御入園、ご進級おめでとうございます。 お子さんたちも保護者の方も嬉しい気持ちで4月を迎えていることと思います。

新しい生活、初めての事に向かう気持ちってどんなものでしょう。「どんなことが待っているのかな」というドキドキ、ワクワク期待する気持ちと、「出来なかったらどうしよう、何があるのだろうという」知らない事やわからない事に対する不安が入り混じりますね。子ども達も同じです。気持ちがプラスに向かうよう、まずはお子さんの好奇心に寄り添い、興味が途切れず継続できるように支えるとともに、不安でも、まだ一歩踏み出すことができなくても、その一歩が出るまで待つことを大切にしたいと思います。

「この人はどんな人?」「幼稚園ではどんなことができるかな」色々試しながら子ども達は様子を探っています。「おはようございます」の挨拶から始まり、夢中になって遊び、汗をかき、笑い、時には抱き上げられて涙を拭いてもらい、「さようなら」をするまで、視線を合わせて共に時を重ねていくことでしょう。喜びや悲しみを一緒に味わう時間の中で、子ども達は、「自分は認めてもらっている」という感覚を得ます。その感覚が、その後に出会う様々なチャレンジの時の自信となり、よりどころとなっていくのです。

♪「信じることを忘れちゃいけない 必ず朝は 訪れるから 僕らの夢をなくしちゃいけない きっといつかは 叶うはずだよ」『はじめの一歩』(作詞:新沢としひこ)
昨年卒園した年長児が、3学期のお別れ会の際に在園児に堂々と歌って聞かせてくれました。
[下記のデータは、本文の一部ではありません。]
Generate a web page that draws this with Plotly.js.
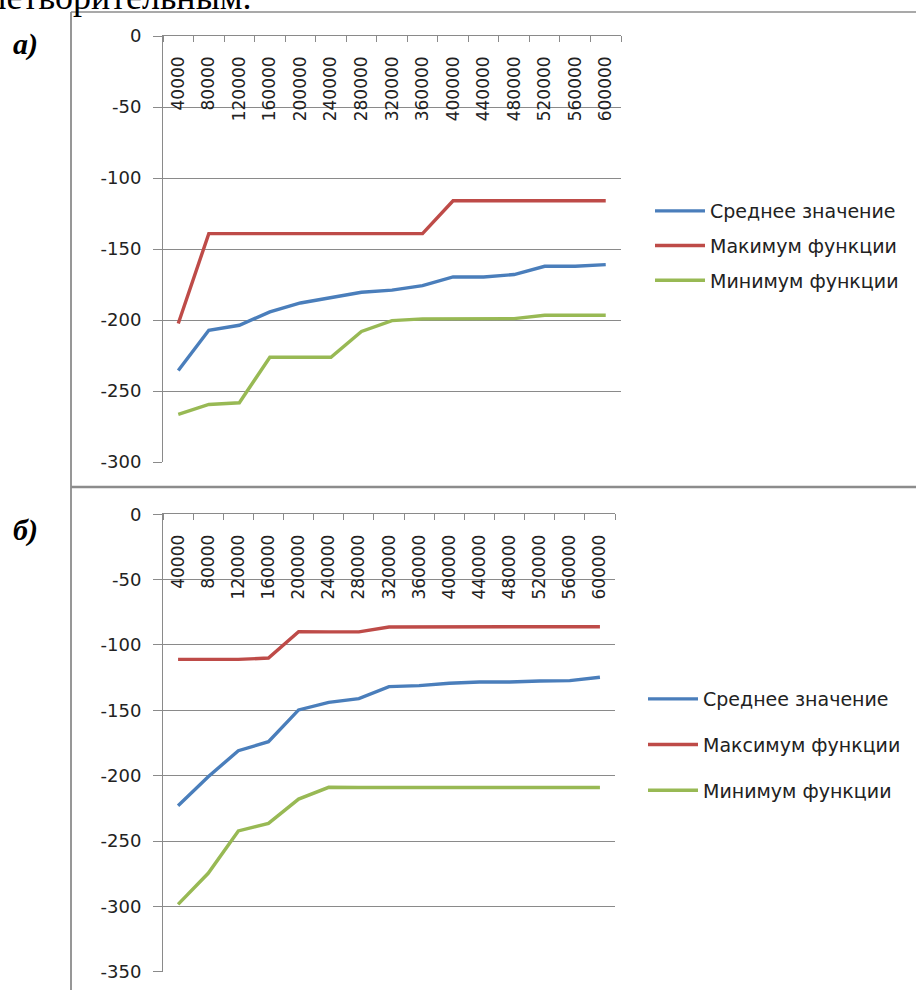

すべての時を大きな愛で見守ってくださる神様がいらっしゃいます。園生活の時を神様から与えられている大切な時間と信じ、子ども達、おうちの方と共に教師も精一杯生きていこうと思っております。一人ひとりの「はじめの一歩」が守られ、一歩一歩の積み重ねが希望につながっていきますようにと祈ります。どうぞ一年間よろしくお願いいたします。